The lack of foresight shown by those who wrote the aforementioned blog posts is startling; so much so that –to the objective individual- it becomes completely obvious that the person writing the blog posts does not believe what they are saying; in fact, they surely know it to be a lie. Not an accidental misrepresentation of facts, not a mistake, but a deliberate lie. Which begs the question, why would they deliberately mislead people in such a way?
The answers are not simple, but you can be sure that there is some agenda here; some attempt to get people fired up and what better way to cause an emotional, kneejerk reaction, than by inducing fear? Not simply fear, but the fear that some shady government conspiracy is attacking your children.
As Orac said, 2016 was the year that bullshit was weaponized.
Misinformation, emotionally charged, biased and unobjective reporting has created a culture of mass hysteria, which can be harnessed like a weapon and directed towards any end.
We live in a world of ‘alternative facts’ and ‘fake news’, a media-saturated with stories that over-represent dangers, twist, warp and invent facts, and sow the seeds of distrust. Objectivity, rationality and critical thinking have been traded for social media echo chambers and paranoid ‘tinfoil hat’ thinking.
The inconvenient reality is that knowledge is paralyzing; the more you know about any particular issue, the more influencing factors present themselves, making it harder and harder to give a solid answer to anything, and even harder to take any action.

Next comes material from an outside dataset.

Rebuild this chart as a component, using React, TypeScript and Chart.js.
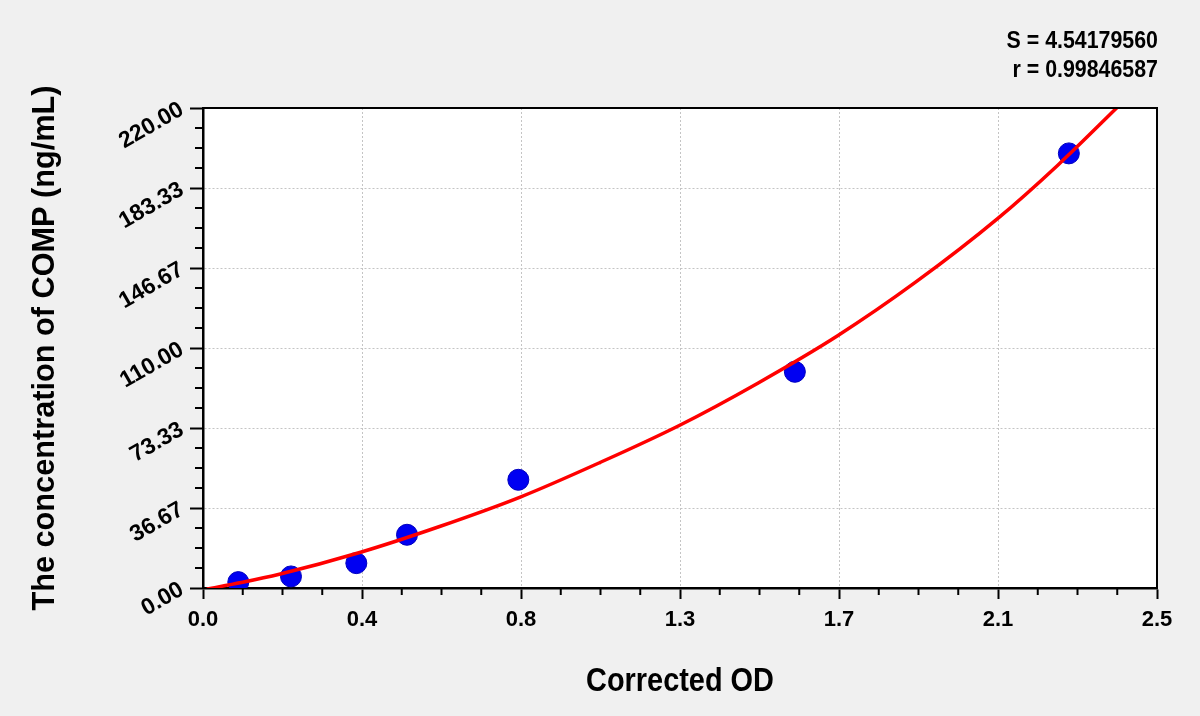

It’s easy to close your eyes and open your mouth. People want results, and they want them now. And so, it’s all too easy to turn to people of action, who claim to have a secret map to navigate the complexities of life with ease. It’s much harder to accept that, for some problems, there is no simple answer, and so almost any action taken in haste is likely to be the wrong one.
Cancer is killing us, and it will be years before a cure is found. But just how Edward Jenner rid the world of smallpox, somewhere down the line, somebody somewhere will rid the world of cancer too. But it won’t be David Wolfe, or any of the multimillionaire health ‘gurus’, making money off the ignorance and fear of the masses, it will be a scientist; one who is working as hard as they can, studying rigorously, conducting tests, and is probably poor as dirt.
With great thanks to Orac of Respectful Insolence and his wonderfully skeptical mind, for much of the inspiration for this article.